Write out all lines holding the word "this".

§ TASK DATA
········

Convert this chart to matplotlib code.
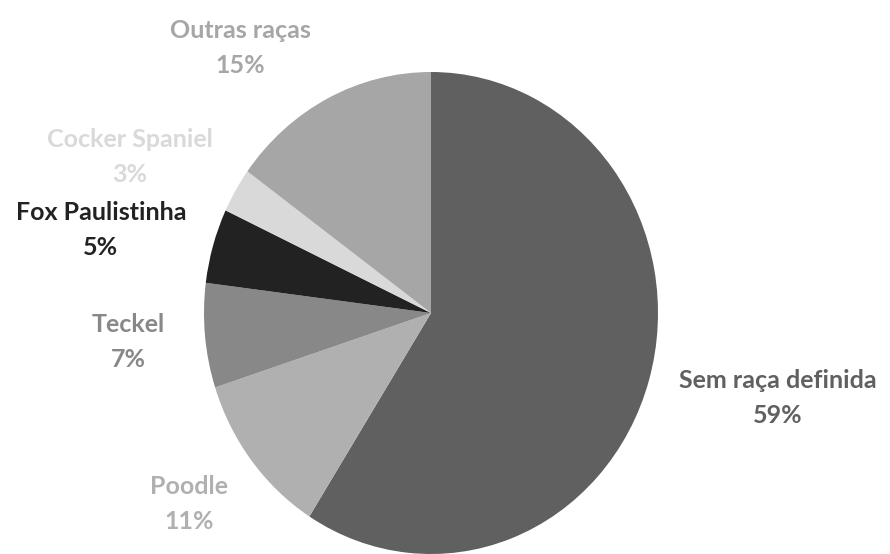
import matplotlib
matplotlib.use('Agg')
import matplotlib.pyplot as plt

labels = ['Sem raça definida', 'Poodle', 'Teckel', 'Fox Paulistinha', 'Cocker Spaniel', 'Outras raças']
values = [59, 11, 7, 5, 3, 15]
colors = ['#606060', '#b0b0b0', '#888888', '#222222', '#d9d9d9', '#a6a6a6']

# label anchor points in pie coordinates (radius 1)
label_pos = [(1.529, -0.353), (-1.066, -0.793), (-1.335, -0.120),
             (-1.454, 0.344), (-1.326, 0.647), (-0.841, 1.100)]

plt.rcParams['font.family'] = ['Lato', 'DejaVu Sans']

fig = plt.figure(figsize=(8.9, 5.54), dpi=100)
ax = fig.add_axes([0, 0, 1, 1])

ax.pie(values, colors=colors, startangle=90, counterclock=False,
       wedgeprops=dict(linewidth=0))
ax.set_aspect('auto')
ax.set_xlim(-431 / 227, 459 / 227)
ax.set_ylim(-241 / 241, 313 / 241)
ax.axis('off')

for lab, v, c, (x, y) in zip(labels, values, colors, label_pos):
    ax.text(x, y, f"{lab}\n{v}%", ha='center', va='center', color=c,
            fontsize=18, fontweight='bold', linespacing=1.65)

plt.savefig('out.png')
plt.close()
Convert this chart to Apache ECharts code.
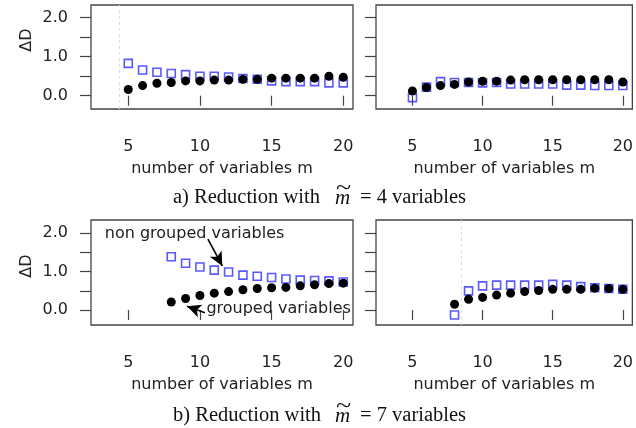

········

§ REPLY TO THE EXERCISE
Convert this chart to matplotlib code.
Convert this chart to Apache ECharts code.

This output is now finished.